En los últimos tres o cuatro días, las cosas se han relajado. No porque haya un cambio en las reglas, sino que, dado el enorme despliegue policíaco-militar que requiere el cercano proceso electoral, la vigilancia de la embajada sufre de falta de personal. Hay ahora mucho menos militares que nunca y la mayoría de los vigilantes son custodios de la penitenciaría y policías traídos del “interior del país, de Choluteca”.

“O son mejor gente, o no saben, o los militares no se han dado cuenta, pero hemos tenido más oportunidad de meter algunas cosas”. Meter, por ejemplo, chocolates, que durante muchas semanas, cuando las medicinas sólo entraban con receta, estuvieron en la lista prohibida.

La familia del presidente tiene permitido llevarle comida, que entra junto a las viandas que traen, para los demás, los activistas de derechos humanos, pero es sometida a las mismas revisiones.

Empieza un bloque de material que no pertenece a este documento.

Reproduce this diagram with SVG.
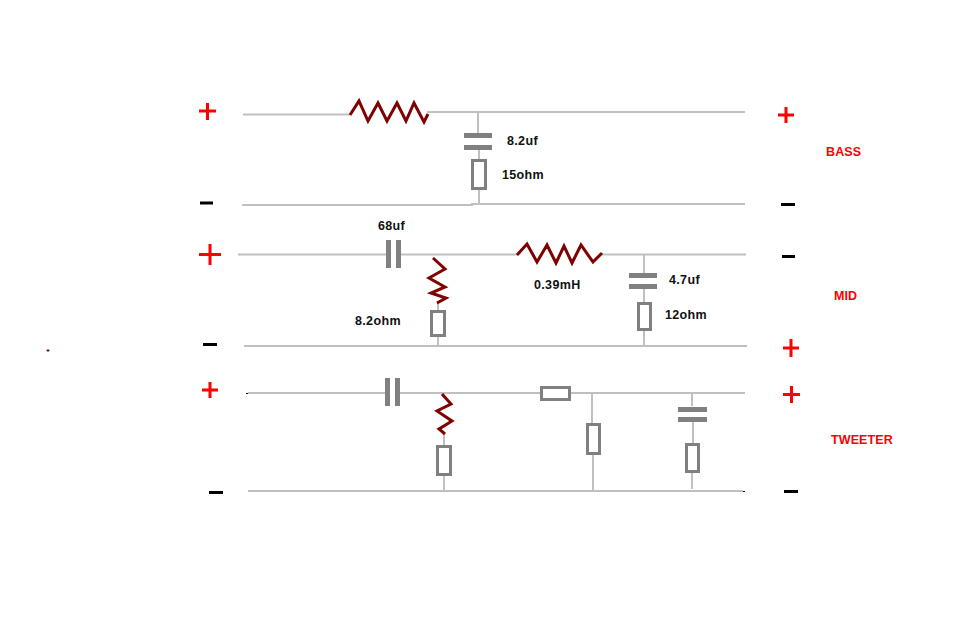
<svg xmlns="http://www.w3.org/2000/svg" width="959" height="640" viewBox="0 0 959 640">
<style>
.w{fill:none;stroke:#c0c0c0;stroke-width:2}
.r{fill:#fff;stroke:#808080;stroke-width:3}
.p{fill:#808080;stroke:none}
.z{fill:none;stroke:#800000;stroke-width:3;stroke-linejoin:miter}
.s{fill:none;stroke:#f00;stroke-width:3}
.m{fill:none;stroke:#000;stroke-width:3}
.k{fill:none;stroke:#000;stroke-width:1}
.t{font-family:"Liberation Sans",Arial,sans-serif;font-weight:700;font-size:12.5px;letter-spacing:.35px;fill:#111}
.h{font-family:"Liberation Sans",Arial,sans-serif;font-weight:700;font-size:12.5px;letter-spacing:.1px;fill:#f00}
</style>
<rect width="959" height="640" fill="#fff"/>
<g id="connectors">
<path class="w" d="M243 114.500H350M427 112H745M478 112V133M479 150V160M479 189V204M242 205H472V204H745"/>
<path class="w" d="M238 254.500H386M401 254.500H517M602 254.500H746M644 254.500V273M644 289V303M644 330V346M438 303V311M438 336V346M244 346H747"/>
<path class="w" d="M248 393H385M400 393H540M571 393H745M592 393V423M593 455V491M692 393V406M693 422V443M692 473V489M444 434V445M444 476V491M248 491H743"/>
<path class="k" d="M246 393.500H248M743 491.500H745"/>
</g>
<g id="bass-resistor"><polyline class="z" points="350,115 359,101 368,121 378,103 387,121 397,103 406,121 414,103 424,122 428,114"/></g>
<g id="bass-cap"><rect class="p" x="464" y="133" width="28" height="5"/><rect class="p" x="464" y="145" width="28" height="5"/><text class="t" x="507" y="145">8.2uf</text></g>
<g id="bass-load"><rect class="r" x="472.500" y="160.500" width="13" height="28"/><text class="t" x="502" y="179">15ohm</text></g>
<g id="mid-cap"><rect class="p" x="386" y="240" width="5" height="28"/><rect class="p" x="396" y="240" width="5" height="28"/><text class="t" x="378" y="230">68uf</text></g>
<g id="mid-shunt-resistor"><polyline class="z" points="433,258 445,269 429,278 445,287 431,293 446,298 437,303"/></g>
<g id="mid-shunt-load"><rect class="r" x="431.500" y="311.500" width="13" height="24"/><text class="t" x="355" y="325">8.2ohm</text></g>
<g id="mid-inductor"><polyline class="z" points="517,255 527,244 537,262 547,245 556,263 564,246 572,263 581,245 593,262 602,253"/><text class="t" x="534" y="289">0.39mH</text></g>
<g id="mid-cap2"><rect class="p" x="629" y="273" width="28" height="5"/><rect class="p" x="629" y="284" width="28" height="5"/><text class="t" x="669" y="284">4.7uf</text></g>
<g id="mid-load"><rect class="r" x="638.500" y="303.500" width="12" height="26"/><text class="t" x="665" y="319">12ohm</text></g>
<g id="tw-cap"><rect class="p" x="385" y="378" width="5" height="28"/><rect class="p" x="395" y="378" width="5" height="28"/></g>
<g id="tw-shunt-resistor"><polyline class="z" points="442,394 451,404 437,411 452,421 439,429 445,434"/></g>
<g id="tw-shunt-load"><rect class="r" x="437.500" y="446.500" width="13" height="28"/></g>
<g id="tw-series-resistor"><rect class="r" x="541.500" y="387.500" width="28" height="12"/></g>
<g id="tw-mid-load"><rect class="r" x="587.500" y="424.500" width="12" height="29"/></g>
<g id="tw-cap2"><rect class="p" x="678" y="407" width="29" height="5"/><rect class="p" x="678" y="417" width="29" height="5"/></g>
<g id="tw-load"><rect class="r" x="686.500" y="444.500" width="12" height="27"/></g>
<g id="signs-plus">
<path class="s" d="M199 111H216M207.500 103V120M199 254.500H221M210 244V265M202 390H218M210 382V398M778 115H794M786 107V123M783 348H799M791 339V357M783 394.500H800M791.500 386V403"/>
</g>
<g id="signs-minus">
<path class="m" d="M200 203H213M203 344.500H217M209 492.500H223M781 204.500H795M782 256.500H795M784 491.500H798"/>
</g>
<g id="labels">
<text class="h" x="826" y="156">BASS</text>
<text class="h" x="834" y="300">MID</text>
<text class="h" x="831" y="444">TWEETER</text>
</g>
<g id="dot"><path d="M46.500 350.500H49.500M48 349V352" stroke="#800000" stroke-width="1" fill="none"/></g>
</svg>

“Un taco lo hacen puré de tanto meterle el tenedor”. Al menos ahora la comida ya no es pasada por el olfato de dos perros, como al principio. A los canes los traían del aeropuerto, donde en tiempos normales olisqueaban maletas en busca de drogas. “Eran un labrador y un rottweiler, pero los dejaron de usar luego que el rottweiler se murió de estrés, según nos dijeron los militares”.

La dieta de la mayoría de los ocupantes de la embajada es la “típica hondureña”: arroz, frijoles, plátanos fritos, tortillas, queso, mantequilla. El alcohol está definitivamente proscrito, lo mismo que los cigarros, “aunque los mismos policías se los venden tres veces más caros que en las pulperías (tienditas)”.

Actualmente permanecen en la embajada Zelaya y su esposa, los políticos Carlos Eduardo Reina y Rasel Tomé, un periodista hondureño y otro estadunidense, “algunos de la seguridad”, y otros ciudadanos “que se metieron el día del desalojo”.

Sergio Guimaraes, representante del Unicef, se quejó públicamente de hechos como que la comida fuera olisqueada por perros y manipulada sin guantes. Le llamó “operación tortilla brasileña”. Ahora tiene prohibido el acceso a la embajada o, para ser más exactos, a la reja, porque es hasta donde pueden llegar quienes llevan los víveres.

Hasta ahí nunca ha podido llegar un repuesto indispensable para Zelaya. Por eso el presidente sigue con el mismo sombrero olanchano. Y sin almohada. Lo saben los soldados y los policías que, cada noche, lanzan silbatazos y aullidos hacia la embajada.